The Gilded Chain by Dave Duncan
Fantasy books can be like beverages: you have your exquisitely aged wines (The Lord of the Rings, Mists of Avalon); your rich ports and liquors (the works of Guy Kay and Patricia McKillip); your searingly clear vodka (A Song of Ice and Fire); your boxed wines (The Wheel of Time, The Sword of Truth); and your panoply of Bud, Coors, Schlitz and so on. This novel, the first in Dave Duncan’s King’s Blades series, is the Jolt Cola of the fantasy canon: for those who love page-turning, caffeine-burning, sword-and-sorcery sugar, this is one for you.
The King’s Blades are master swordsmen trained from youth in Ironhall. The senior trainee, when called upon by the king, endures a magical ritual in which a sword is driven through his heart by his ward. If the trainee survives, he becomes a bound blade, a bodyguard with magically enhanced strength, speed and stamina, one of the greatest swordsmen in the land: a musketeer on speed, whose first priority is always his ward’s safety.
The Gilded Chain chronicles the life of Durendal, perhaps the greatest of all Blades, from his beginning as the Ironhall Brat, through his fabled career as Blade, adventurer, captain of the guard, and so on. Duncan tells the story at breakneck speed with a minimum of commentary or description, spinning off a huge yarn of adventure and intrigue in a land reminiscent of 16-17th century England. (There is the minister of this and that, Parliament, the Exchequer, and so on; and with armor largely obsolete due to new conjurations, rapiers are the weapon of choice.) The overall feel certainly recalls Dumas’s musketeers and the episodic French tales of Gargantua and Pantagruel and Candide.
This is not to say that the writing itself is especially elegant or refined.
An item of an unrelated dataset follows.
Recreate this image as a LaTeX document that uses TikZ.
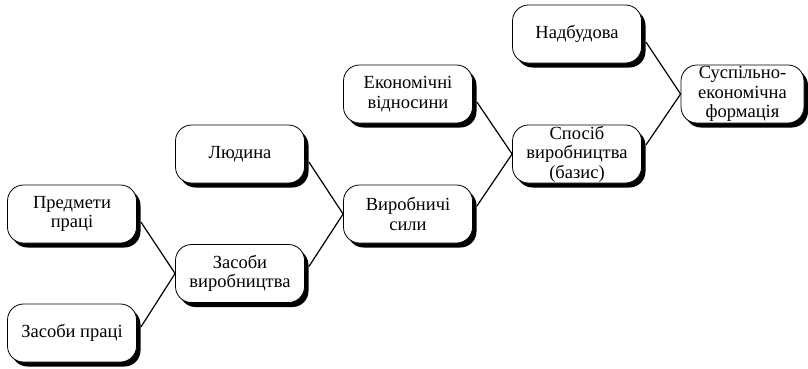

Certainly there are better-written works rotting in the slush pile of every publishing house. It doesn’t help that the first chapter after the prologue can only be understood hundreds of pages later or that women have almost no presence whatsoever (with the possible exception of Durendal’s wife), except when they’re mentioned in the running gag about how the Blades’ superhuman stamina doesn’t require them to sleep at night …
Fun, fast, furious, potentially addictive — The Gilded Chain is best obtained as a library loan. Unless you really love this kind of thing, there’s no need to ‘jolt’ your wallet or reserve a special place in your cellar.
Tales of the King’s Blades — (1998-2004) Publisher: The grim school of Ironhall takes in unwanted, rebellious boys and five years later sends forth the finest swordsmen in the world, the King of Chivial’s Blades. Bound to absolute loyalty by a magical sword-stroke through their hearts, they stand ready to defend the King or whomever else he designates against all perils, whether human or sorcerous. Each book in this trilogy stands alone, but together they make a larger story. The Gilded Chain tells of the greatest swordsman Ironhall has produced in its long history, Sir Durendal. When King Ambrose needs a Blade to accompany his agent on a dangerous mission to the far ends of the Earth, he naturally chooses young Durendal. Alas, even the plans of kings can go sadly awry.